New York Consumer Protection
NY GBL §§ 349, 350 • NY CPLR §§ 214-i, 213(2) • N.Y. Correction Law Art. 23-ANew York's state-law overlay to federal consumer protection: deceptive acts and practices under General Business Law 349, false advertising under Section 350, the Consumer Credit Fairness Act limiting consumer debt lawsuits, Correction Law Article 23-A on the employment use of criminal history, and the Clean Slate Act's automatic sealing of eligible records.
Reviewed by Carl Rausa, Esq.
What It Covers
New York's consumer protection framework layers on top of the federal statutes. GBL 349 broadly prohibits deceptive acts and practices in the conduct of any business, trade, or commerce in the state, and GBL 350 prohibits false advertising. Together they give New York consumers a private right of action: GBL 349(h) provides actual damages or a $50 statutory minimum, trebled up to $1,000 for willful violations, plus attorney's fees; GBL 350-e provides actual damages or $500, trebled up to $10,000 for willful violations, plus attorney's fees. The FAIR Business Practices Act, effective February 17, 2026, amended GBL 349 to add "unfair" and "abusive" categories alongside "deceptive." Important limitation: only the New York Attorney General may bring claims based on the new "unfair" or "abusive" categories. The GBL 349(h) private right of action remains limited to "deceptive" acts and practices.
The Consumer Credit Fairness Act, codified at CPLR 214-i and effective for consumer credit transactions as of April 7, 2022, shortened the statute of limitations for consumer credit debt from six years to three years and imposed heightened pleading and service requirements on debt-collection plaintiffs. For non-consumer-credit contract claims, CPLR 213(2) still provides a six-year limitations period. These two time periods, and the pleading rules at CPLR 3015(i), are the core state-law defenses in New York consumer debt suits.

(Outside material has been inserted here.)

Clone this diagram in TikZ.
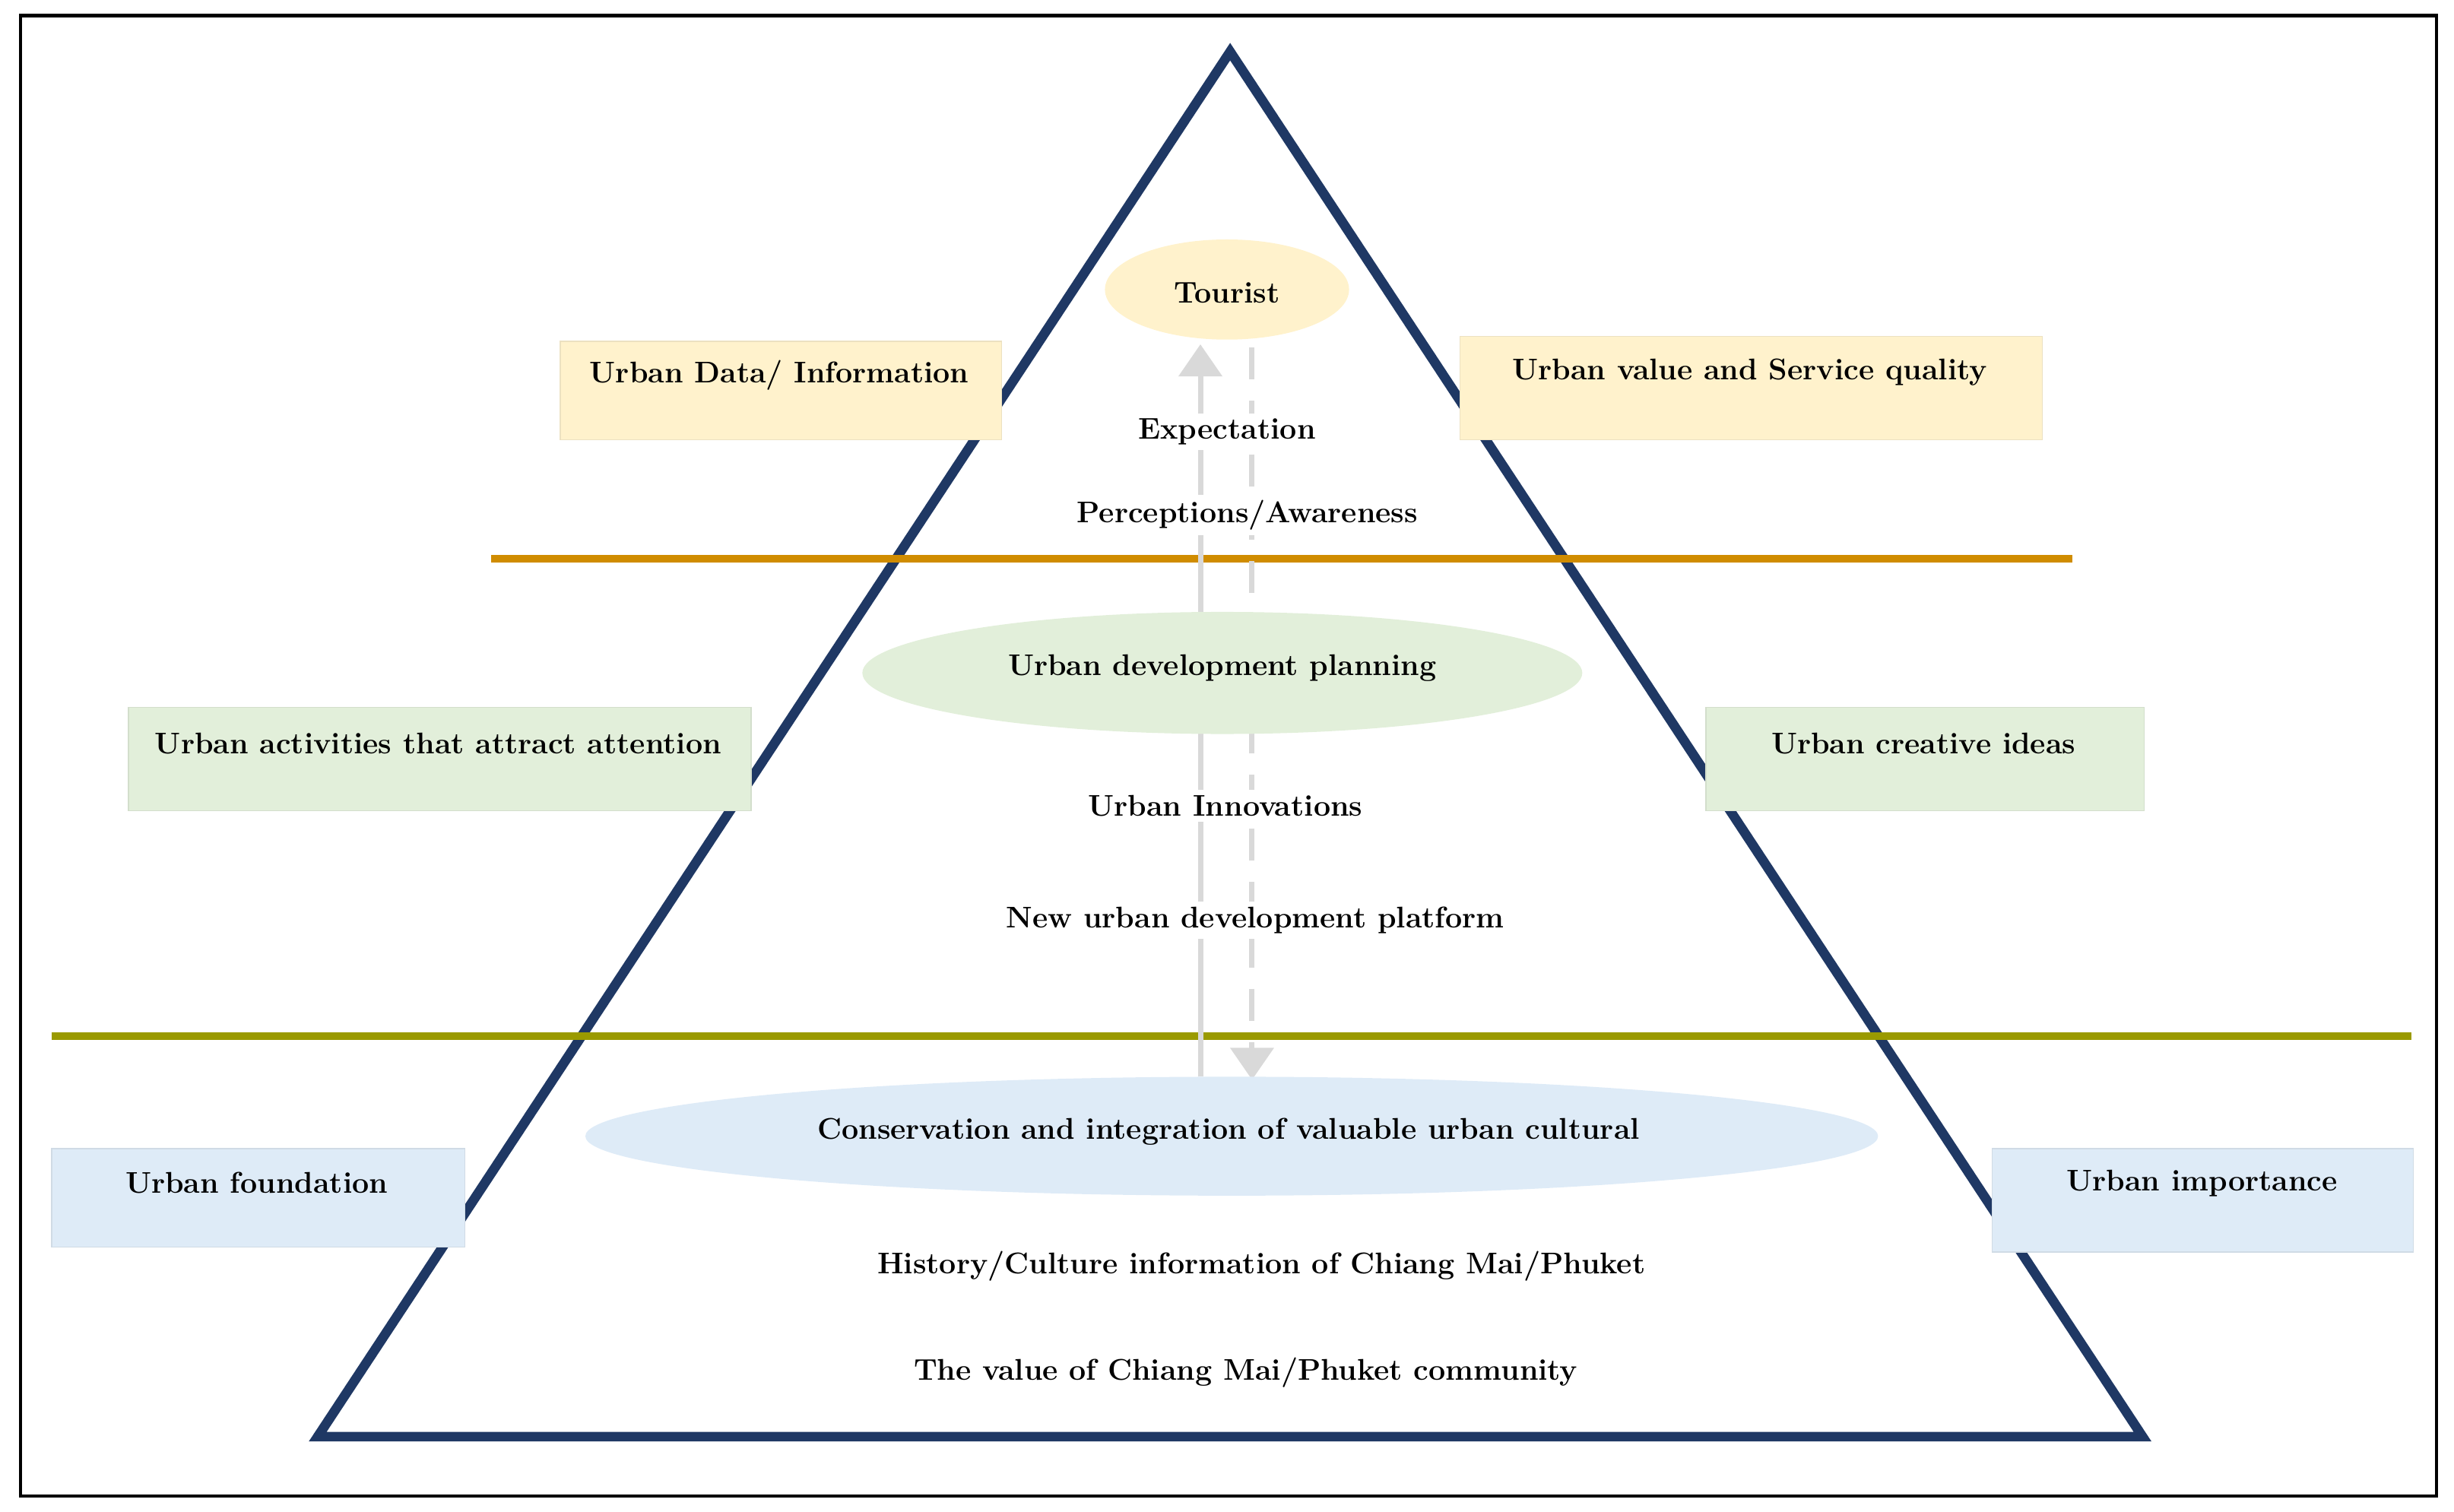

On background checks, Correction Law Article 23-A limits when an employer may consider a criminal record in hiring, and the Clean Slate Act, codified at Criminal Procedure Law Section 160.57 and effective November 16, 2024, automatically seals eligible misdemeanor and felony records after three and eight year waiting periods, respectively, provided certain conditions are met. Together with the FCRA, these rules form the legal backbone for challenging inaccurate or improperly used background checks in New York.
Key Provisions
- NY GBL § 349(h) Private right of action for deceptive acts and practices: actual damages or $50 minimum, trebled up to $1,000 for willful violations, plus attorney's fees.
- NY GBL § 350 / § 350-e False advertising; private right of action under 350-e for actual damages or $500, trebled up to $10,000 for willful violations, plus attorney's fees.

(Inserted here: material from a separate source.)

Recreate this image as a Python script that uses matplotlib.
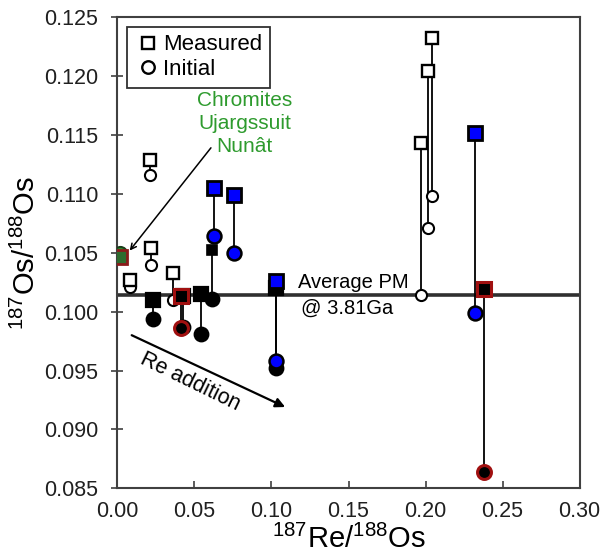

- NY GBL § 527-a Automatic Renewal Law, requiring clear disclosure and easy cancellation of automatically renewing consumer contracts.
- NY CPLR § 214-i 3-year statute of limitations on consumer credit transactions (Consumer Credit Fairness Act, effective April 7, 2022).

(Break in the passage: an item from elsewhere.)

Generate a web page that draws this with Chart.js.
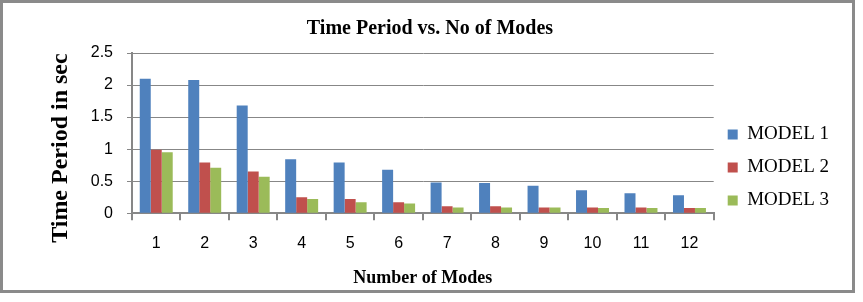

- NY CPLR § 213(2) 6-year statute of limitations on general contract obligations not covered by 214-i.
- NY CPLR § 3015(i) Pleading requirements for consumer credit collection actions, including specific factual allegations and attached documentation.
- NY Correction Law Art. 23-A Limits on the employment use of criminal history, including factors an employer must consider before denying employment based on a conviction.
- NY Clean Slate Act (CPL § 160.57) Automatic sealing of eligible criminal records after the applicable waiting period (effective November 16, 2024).
- FAIR Business Practices Act Amended GBL 349 to add "unfair" and "abusive" categories alongside "deceptive" (effective February 17, 2026). The new categories are enforceable only by the NY Attorney General; the private right of action under GBL 349(h) remains limited to "deceptive" acts.
- NY UCC Art. 9 Secured transactions, including the no-breach-of-the-peace rule for self-help repossession (§ 9-609), pre-sale notification (§§ 9-611, 9-614), the right to redeem (§ 9-623), the special "no inference" rule for consumer-transaction deficiency disputes that leaves consumer-deficiency standards to the courts (§ 9-626(b)), and the consumer statutory minimum damages (§ 9-625(c)(2)).